Kendileri de ciddi düşünceden yoksun olan faşizan yapılar, ciddi düşünceye saygı da duymazlar. O halde BJP hükümetinin ülkede ciddi düşünce için var olan az sayıdaki alanı sistematik olarak yok etmeye kararlı olması şaşırtıcı değildir. Üniversitelere yönelik saldırısı ülkeye ölçülemez bir zarar verecektir.

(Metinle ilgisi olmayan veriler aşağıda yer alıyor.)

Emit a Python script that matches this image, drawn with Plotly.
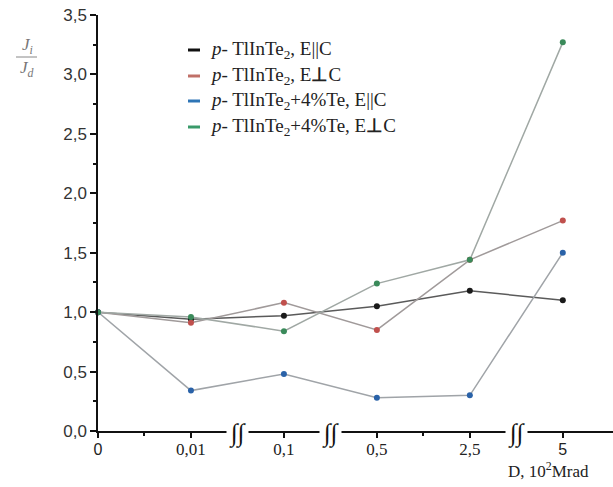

Devlet üniversiteleriyle başlayan bu saldırı artık özel üniversiteleri de kapsar hale gelmiştir. Dünyanın tartışmasız en iyi lisans eğitim programlarına sahip Delhi Üniversitesi, Hindistan’da metropolün hegemonyasına meydan okuyan sosyal bilimler alanında akademik bir söyleme öncülük eden Jawaharlal Nehru Üniversitesi ve Rabindranath Tagore’un vizyonuyla beslenen Viswa Bharati gibi merkezi üniversiteler artık eski benliklerinin sadece gölgelerine indirgenmiş durumdalar. Birincil nitelikleri RSS’ye[2] sadakat olan kişileri rektör yardımcısı olarak atayarak, üniversiteleri kendi yandaşlarıyla doldurarak, “ele geçirme” arzusuyla öğretim görevlisi pozisyonlarına liyakatsiz atamalar yaparak, öğrenci alımı konusunda da aynısını yaparak, dekan ve kürsü başkanı olarak uygunsuz atamalar yaparak ve bu pozisyonlarda onların görevlerini sayısız kere uzatarak, çeşitli akademik organların “şakşakçılarla” doldurulmasını sağlayarak, BJP yalnızca bu üniversitelerde daha önce hüküm süren güçlü demokratik ethosu yok etmekle kalmadı. Sadece kendi gözde haydutlarının muhalifleri cezasızlık zırhıyla terörize etmesine izin vermekle kalmadı, aynı zamanda bir zamanların bu prestijli eğitim merkezlerindeki akademik standartları da kaçınılmaz olarak düşürdü. Ve tüm bunların üzerine bu üniversiteler mali destekten de mahrum bırakıldı.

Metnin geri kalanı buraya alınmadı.